In Drosophila, the growth-promoting function of Cyclin D-Cdk4 can be interrogated using genetic approaches. Initial results have so far argued that Cyclin D-Cdk4 is not part of one of the other pathways (insulin/TOR, ras, myc, bantam), which are known to control cellular and organismal growth rates. However, the Hif-1 prolyl hydroxylase has been identified as a key growth stimulator downstream of Cyclin D-Cdk4. This raises the possibility that Cyclin D-Cdk4 is interconnected with metabolic pathways sensitive to oxygen levels. Future analyses might therefore reveal whether an involvement in oxygen-related metabolism represents the evolutionary conserved role of Cyclin D-Cdk4 in multicellular eukaryotes and throw a new light on its significance in human tumors, where oxygen limitation is a known and crucial challenge. Cyclin D-Cdk4 has also recently been implicated in the JAK-STAT pathway by an independent genetic approach in Drosophila (Emmerich, 2004 and references therein).

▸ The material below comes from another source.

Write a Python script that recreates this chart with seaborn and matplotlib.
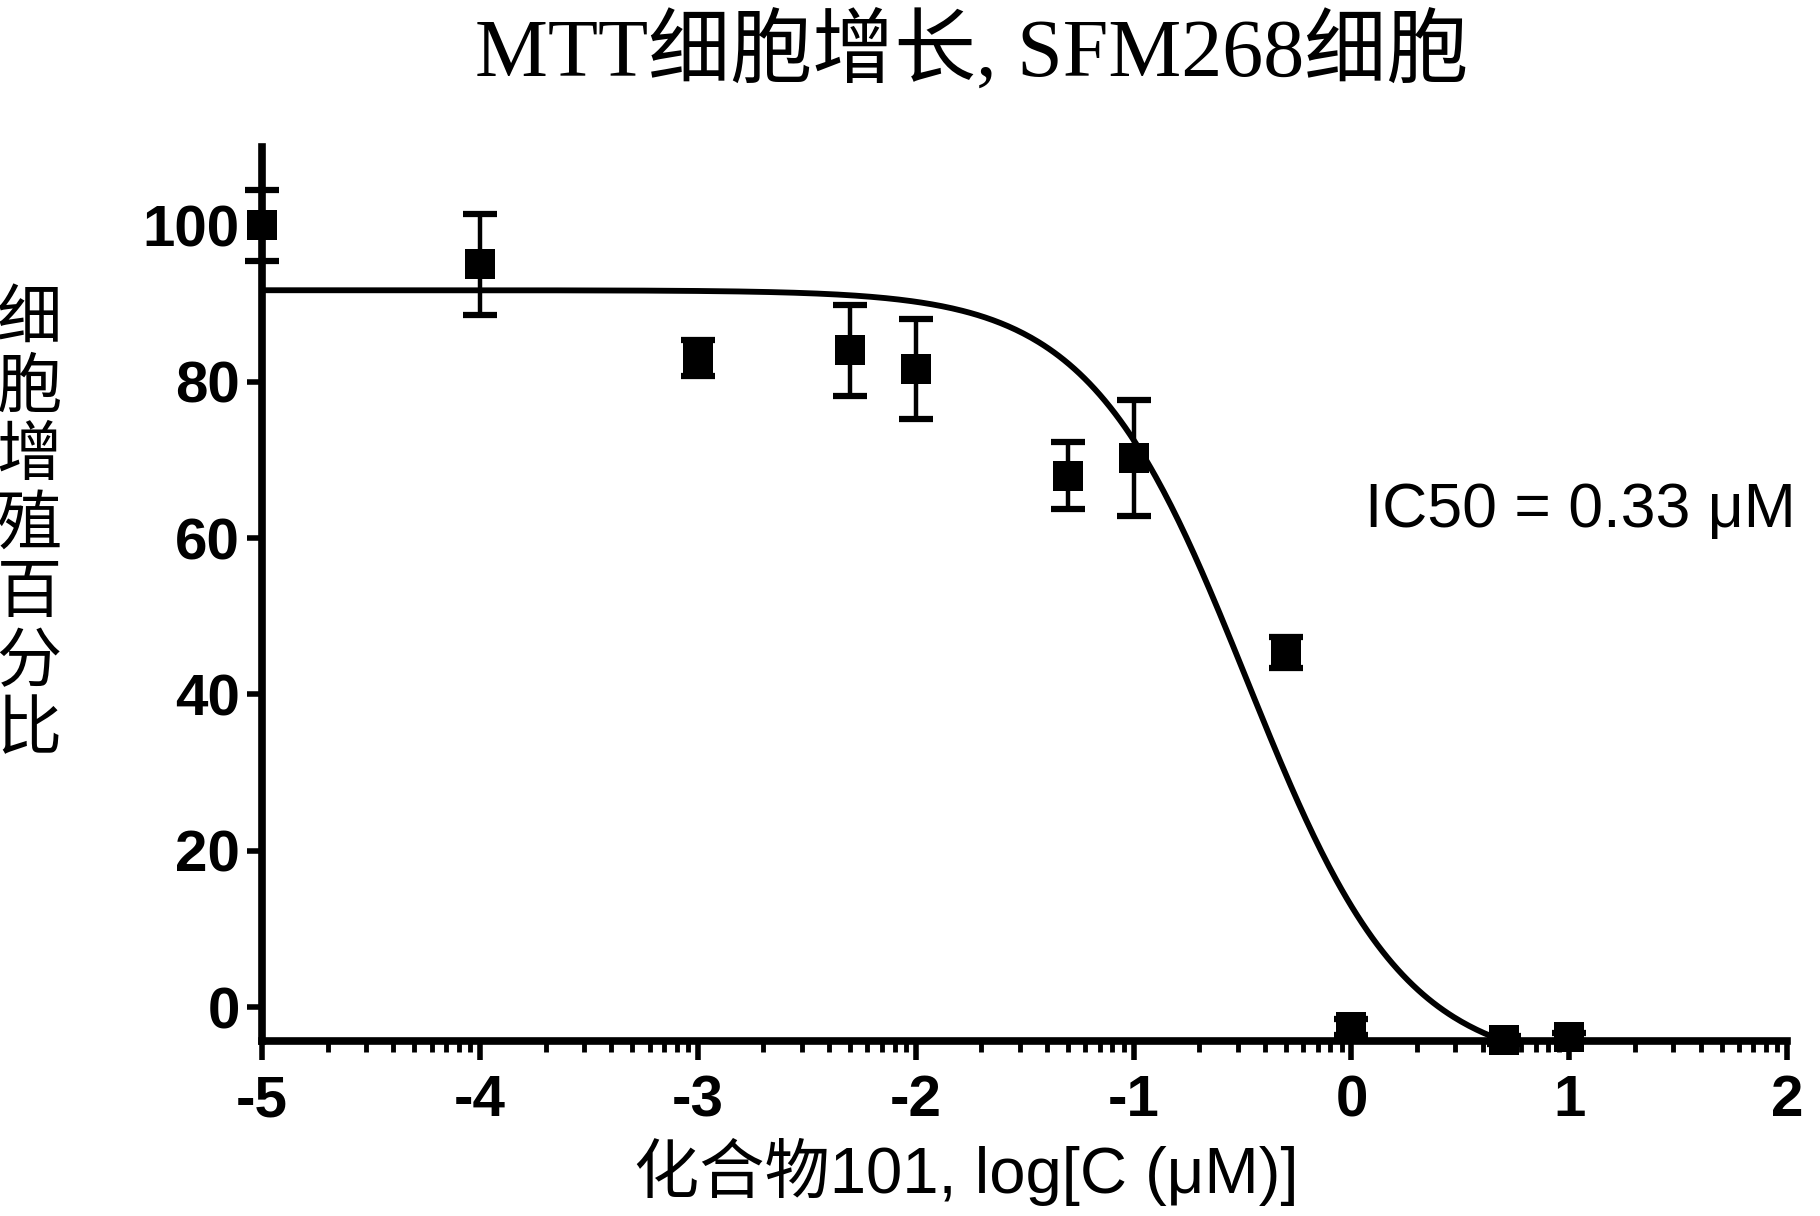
import numpy as np
import pandas as pd
import matplotlib
matplotlib.use("Agg")
import matplotlib.pyplot as plt
import seaborn as sns

# ---- data ----
log_conc = [-5.0, -4.0, -3.0, -2.3, -2.0, -1.3, -1.0, -0.3, 0.0, 0.7, 1.0]
growth = [100.0, 95.0, 83.0, 84.0, 81.6, 68.0, 70.2, 45.4, -2.5, -4.2, -3.8]
err = [4.5, 6.5, 2.3, 5.8, 6.4, 4.3, 7.4, 2.0, 1.0, 0.5, 0.5]

# fitted 4-parameter logistic curve (parameters)
fit_top = 91.7
fit_bottom = -8.0
fit_log_ic50 = -0.48
fit_hill = 1.2

title = "MTT细胞增长, SFM268细胞"
xlabel = "化合物101, log[C (μM)]"
ylabel = "细\n胞\n增\n殖\n百\n分\n比"
annotation = "IC50 = 0.33 μM"
xticks = [-5, -4, -3, -2, -1, 0, 1, 2]
yticks = [0, 20, 40, 60, 80, 100]

sns.set_theme(style="ticks")
plt.rcParams["font.family"] = ["Liberation Sans", "Noto Sans CJK SC", "DejaVu Sans"]
for key in ["text.color", "axes.labelcolor", "xtick.color", "ytick.color", "axes.edgecolor"]:
    plt.rcParams[key] = "black"

fig = plt.figure(figsize=(18.2, 12.16), dpi=100)
ax = fig.add_axes([0.144, 0.144, 0.838, 0.735])

df = pd.DataFrame({"x": log_conc, "y": growth, "e": err})
xs = np.linspace(-5, 2, 600)
curve = pd.DataFrame({
    "x": xs,
    "y": fit_bottom + (fit_top - fit_bottom) / (1 + 10 ** ((xs - fit_log_ic50) * fit_hill)),
})

sns.lineplot(data=curve, x="x", y="y", ax=ax, color="black", linewidth=4.2)
ax.errorbar(df["x"], df["y"], yerr=df["e"], fmt="none", ecolor="black",
            elinewidth=3.2, capsize=12, capthick=4.5, clip_on=False, zorder=4)
sns.scatterplot(data=df, x="x", y="y", ax=ax, marker="s", s=460, color="black",
                edgecolor="black", linewidth=0, zorder=5, clip_on=False)

ax.set_xlim(-5, 2)
ax.set_ylim(-4.3, 110)
ax.set_xticks(xticks)
ax.set_xticklabels([str(t) for t in xticks])
ax.set_yticks(yticks)
ax.set_yticklabels([str(t) for t in yticks])
minor = [d + np.log10(m) for d in range(-5, 2) for m in range(2, 10)]
ax.set_xticks(minor, minor=True)

for side in ["top", "right"]:
    ax.spines[side].set_visible(False)
for side in ["left", "bottom"]:
    ax.spines[side].set_linewidth(5.5)
    ax.spines[side].set_color("black")

ax.tick_params(axis="x", which="major", direction="out", length=14, width=4.0,
               pad=10, labelsize=42, color="black", labelcolor="black")
ax.tick_params(axis="x", which="minor", direction="out", length=8, width=3.5, color="black")
ax.tick_params(axis="y", which="major", direction="out", length=11, width=4.0,
               pad=5, labelsize=42, color="black", labelcolor="black")
for lbl in ax.get_xticklabels() + ax.get_yticklabels():
    lbl.set_fontweight("bold")

ax.set_xlabel("")
ax.set_ylabel("")

fig.text(0.534, 0.99, title, ha="center", va="top", fontsize=59, color="black",
         family=["Liberation Serif", "Noto Sans CJK SC"])
fig.text(0.531, 0.036, xlabel, ha="center", va="center", fontsize=47, color="black",
         family=["Liberation Sans", "Noto Sans CJK SC"])
fig.text(0.016, 0.568, ylabel, ha="center", va="center", fontsize=47, color="black",
         family=["Noto Sans CJK SC"], linespacing=1.04, fontweight="medium")
ax.text(1.05, 63.5, annotation, ha="center", va="center", fontsize=45, color="black",
        family=["Liberation Sans", "DejaVu Sans"])

fig.savefig("out.png", dpi=100)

This comparison of CycD and Cdk4 mutant phenotypes is also of interest with regard to functions provided by these proteins independently. In particular, D-type cyclins have been proposed to regulate a number of transcription factors without a partner kinase. Moreover, overexpression of UAS-CycD alone or UAS-Cdk4 alone does often have phenotypic consequences that vary in extent with different GAL4 driver lines. For instance, ey-GAL4-driven UAS-CycD expression suppresses the inhibitory effects of simultaneous UAS-RBF1 expression dramatically. Similarly, da-GAL4-driven UAS-CycD expression during development of otherwise wild-type flies results in an increased adult fly weight. However, in these experiments in Drosophila, the overexpressed Cyclin D might execute its effect in combination with excess Cdk4 expressed from the endogenous Cdk4 gene, as suggested by the finding that da-GAL4-driven UAS-CycD expression in Cdk4 mutants increases adult fly weight at most marginally. The findings that loss of CycD+ or Cdk4+ function, as well as simultaneous loss of both CycD+ and Cdk4+ function, results in essentially indistinguishable phenotypes and does not necessarily prevent development to the adult stage, demonstrate that neither Cyclin D nor Cdk4 provides essential functions in Drosophila independently of each other (Emmerich, 2004).
Drosophila Cyclin D shows strongest similarity to cyclins in a 135 amino acid region, extending from residue 157 to residue 292. This region contains matches to the 20 most conserved residues of most cyclins. The first 97 amino acids contain PEST sequences involved in rapid protein turnover. Drosophila Cyclin D is 39% identical to human Cyclin D2 but is only 18 to 24% identical to the other classes of cyclins identified either in humans or Drosophila. The consensus Cyclin D sequence consists of 65 residues, of which 24 are unique to D cyclins (Finley, 1996).